Suçlunun aczi (Sungur Savran - 15-07-2008)

12 Mart’ı ve 12 Eylül’ü yaşamış bir ülkede, işçi sınıfı adına politika yaptığını ve “komünist” olduğunu iddia eden bir parti için burjuva ordusunun bir kurum olarak hazırladığı askeri darbelere karşı olmamak işçi sınıfı nezdinde ve sosyalizm mücadelesi açısından bir siyasi suçtur. TKP, açıkça darbe tehdidi içeren 27 Nisan 2007 e-muhtırasından sonra yaptığı deklarasyonda darbe olasılığına cepheden karşı çıkmadığı, tam tersine muhtıraya biçim ve içerik açısından kılıflar örmeye çalıştığı için bu suçu işlemiştir.

Geçtiğimiz günlerde, partinin genel sekreteri Kemal Okuyan, soL haber portalında “Darbelere karşı değilim” başlıklı bir yazı yayınlayarak TKP’nin bu suçunu ikrar etti.

Mavi Defter sitesi (www.mavidefter.org) için Temmuz başında kaleme aldığım bir yazıda (“Ya sınıf bağımsızlığı ya felâket”), başka şeylerin yanı sıra, TKP’nin bu suçunu ortaya koydum, Kemal Okuyan’ı eleştirdim. Yavan bir eleştiriyle yetinmedim, kendisinin darbelere karşı olmayışının gerekçelerini de ele aldım ve çürüttüm. Kemal Okuyan, bu yazıya soL haber portalında yayınlanan yeni bir yazısında (“Solda Ergenekon muhasebesi”) bir dipnotunda “cevap” verdi.

Okuyan’ın “cevabı” tek kelimeyle suçlunun aczini ortaya koyuyor. Okuyan iki şey söylüyor sadece. Birincisi, Sungur Savran’ın “anlama sorunu” varmış. Bu hakarete cevap vermeye tenezzül bile etmem.

İkincisi, Savran “büyük olasılıkla farkında değil, terbiyesizlik yapıyor.” Ben ne yaptığımın gayet iyi farkındayım. Kemal Okuyan suçlunun telaşı içinde ne dediğini bilmiyor.

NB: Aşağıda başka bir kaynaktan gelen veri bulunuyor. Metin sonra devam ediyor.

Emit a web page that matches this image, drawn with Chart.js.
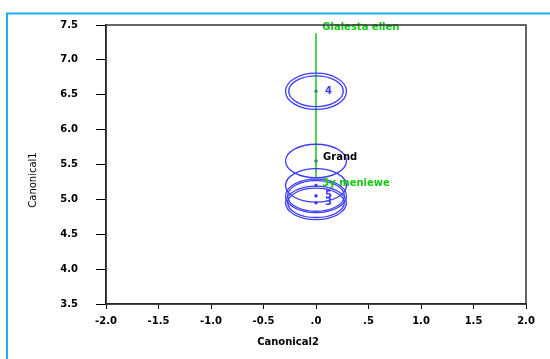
<!DOCTYPE html>
<html>
<head>
<meta charset="utf-8">
<script src="https://cdn.jsdelivr.net/npm/chart.js@4.4.1/dist/chart.umd.min.js"></script>
<style>
  body { margin: 0; background: #fff; }
  #wrap { width: 550px; height: 359px; position: relative; }
</style>
</head>
<body>
<div id="wrap"><canvas id="myChart" width="550" height="359"></canvas></div>
<script>
// axis ticks
let xTicks = ['-2.0', '-1.5', '-1.0', '-0.5', '.0', '.5', '1.0', '1.5', '2.0'];
let yTicks = ['3.5', '4.0', '4.5', '5.0', '5.5', '6.0', '6.5', '7.0', '7.5'];

// group means (canonical2, canonical1) and ellipse radii
let groupX = [0, 0, 0, 0, 0];
let groupY = [6.55, 5.55, 5.2, 5.05, 4.95];
let radiusX = [0.29, 0.29, 0.29, 0.29, 0.29];
let radiusY = [0.26, 0.24, 0.24, 0.24, 0.24];
let innerX = [0.26, null, null, 0.27, 0.27];
let innerY = [0.22, null, null, 0.22, 0.21];
let groupLabels = ['4', '', '', '5', '3'];

// biplot ray
let rayX = [0, 0];
let rayY = [5.32, 7.38];
let rayLabels = ['Glalesta ellen', '3y meniewe'];
let rayLabelX = [0.06, 0.06];
let rayLabelY = [7.46, 5.23];

// grand mean
let grandX = [0];
let grandY = [5.55];

const blue = '#3c3cf8';
const green = '#14c814';

const drawExtras = {
  id: 'extras',
  afterDatasetsDraw(chart) {
    const c = chart.ctx;
    const xs = chart.scales.x, ys = chart.scales.y;
    const a = chart.chartArea;
    c.save();
    // ellipses
    c.strokeStyle = blue;
    c.lineWidth = 1.3;
    for (let i = 0; i < groupX.length; i++) {
      const px = xs.getPixelForValue(groupX[i]);
      const py = ys.getPixelForValue(groupY[i]);
      const rx = Math.abs(xs.getPixelForValue(groupX[i] + radiusX[i]) - px);
      const ry = Math.abs(ys.getPixelForValue(groupY[i] + radiusY[i]) - py);
      c.beginPath(); c.ellipse(px, py, rx, ry, 0, 0, Math.PI * 2); c.stroke();
      if (innerX[i]) {
        const ix = Math.abs(xs.getPixelForValue(groupX[i] + innerX[i]) - px);
        const iy = Math.abs(ys.getPixelForValue(groupY[i] + innerY[i]) - py);
        c.beginPath(); c.ellipse(px, py, ix, iy, 0, 0, Math.PI * 2); c.stroke();
      }
      if (groupLabels[i]) {
        c.fillStyle = blue;
        c.font = 'bold 10px "DejaVu Sans"';
        c.textBaseline = 'middle';
        c.fillText(groupLabels[i], px + 9, py);
      }
    }
    // ray labels
    c.fillStyle = green;
    c.font = 'bold 10px "DejaVu Sans"';
    c.textBaseline = 'middle';
    for (let i = 0; i < rayLabels.length; i++) {
      c.fillText(rayLabels[i], xs.getPixelForValue(rayLabelX[i]), ys.getPixelForValue(rayLabelY[i]));
    }
    c.fillStyle = '#000';
    c.fillText('Grand', xs.getPixelForValue(grandX[0]) + 7, ys.getPixelForValue(grandY[0]) - 4);
    // frame
    c.strokeStyle = '#333';
    c.lineWidth = 1.5;
    c.strokeRect(a.left, a.top, a.right - a.left, a.bottom - a.top);
    // axis titles
    c.fillStyle = '#000';
    c.font = 'bold 10px "DejaVu Sans"';
    c.textAlign = 'center';
    c.fillText('Canonical2', 288, 342);
    c.translate(33, 180);
    c.rotate(-Math.PI / 2);
    c.font = '10px "DejaVu Sans"';
    c.fillText('Canonical1', 0, 0);
    c.restore();
  },
  afterDraw(chart) {
    const c = chart.ctx;
    c.save();
    c.strokeStyle = '#1ab0f0';
    c.lineWidth = 2;
    c.beginPath();
    c.moveTo(7, 359); c.lineTo(7, 13.5); c.lineTo(550, 13.5);
    c.stroke();
    c.restore();
  }
};

const ctx = document.getElementById('myChart');

new Chart(ctx, {
  type: 'scatter',
  data: {
    datasets: [
      {
        label: 'ray',
        data: rayX.map((v, i) => ({ x: v, y: rayY[i] })),
        showLine: true,
        borderColor: green,
        borderWidth: 1.5,
        pointRadius: 0
      },
      {
        label: 'means',
        data: groupX.map((v, i) => ({ x: v, y: groupY[i] })),
        pointStyle: 'rect',
        pointRadius: 1.5,
        backgroundColor: blue,
        borderColor: blue
      }
    ]
  },
  plugins: [drawExtras],
  options: {
    responsive: false,
    animation: false,
    layout: { padding: { top: 25, right: 24, left: 0, bottom: 0 } },
    plugins: { legend: { display: false }, tooltip: { enabled: false } },
    scales: {
      x: {
        min: -2, max: 2,
        afterFit(scale) { scale.height = 55; },
        afterBuildTicks(scale) { scale.ticks = xTicks.map((t, i) => ({ value: -2 + i * 0.5 })); },
        ticks: {
          callback: (v, i) => xTicks[i],
          color: '#000',
          font: { family: 'DejaVu Sans', size: 10, weight: 'bold' },
          padding: 6,
          maxRotation: 0
        },
        grid: { drawOnChartArea: false, tickLength: 5, color: '#000' },
        border: { color: '#000', width: 1.5 }
      },
      y: {
        min: 3.5, max: 7.5,
        afterFit(scale) { scale.width = 106; },
        afterBuildTicks(scale) { scale.ticks = yTicks.map((t, i) => ({ value: 3.5 + i * 0.5 })); },
        ticks: {
          callback: (v, i) => yTicks[i],
          color: '#000',
          font: { family: 'DejaVu Sans', size: 10, weight: 'bold' },
          padding: 18
        },
        grid: { drawOnChartArea: false, tickLength: 10, color: '#000' },
        border: { color: '#000', width: 1.5 }
      }
    }
  }
});
</script>
</body>
</html>
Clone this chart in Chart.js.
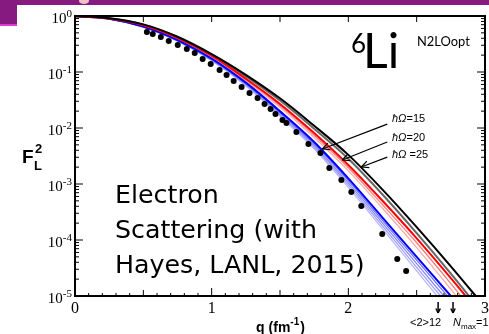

Solda tartışma böyle yapılmaz. Sungur Savran bugüne kadar sadece TKP’yi veya Kemal Okuyan’ı değil, sol liberallerden “ulusalcı”lara kadar uzanan bir yelpaze üzerinden birçok sol akımı, önderi ve yazarı eleştirdi. Bunların hiçbirinde insanların kişilikleriyle uğraşmadı. Bazı yazarlar üzerinde ayrıntıyla durduğunda dahi sadece siyasi fikirlerini yerden yere vurdu. Kemal Okuyan suçüstü yakalanmanın telaşıyla sol içinde fikir tartışmasına hakareti ve kişiyle uğraşmayı taşıyor. Bu kabul edilemez.

Okuyan’a sol kamuoyu önünde bir çağrıda bulunuyorum. Hakareti bırakın, fikirlerinizi savunun. Size yöneltilen berrak eleştiriye akla ve argümanlara dayalı bir cevap verin. Bakalım sorun nerede yatıyormuş.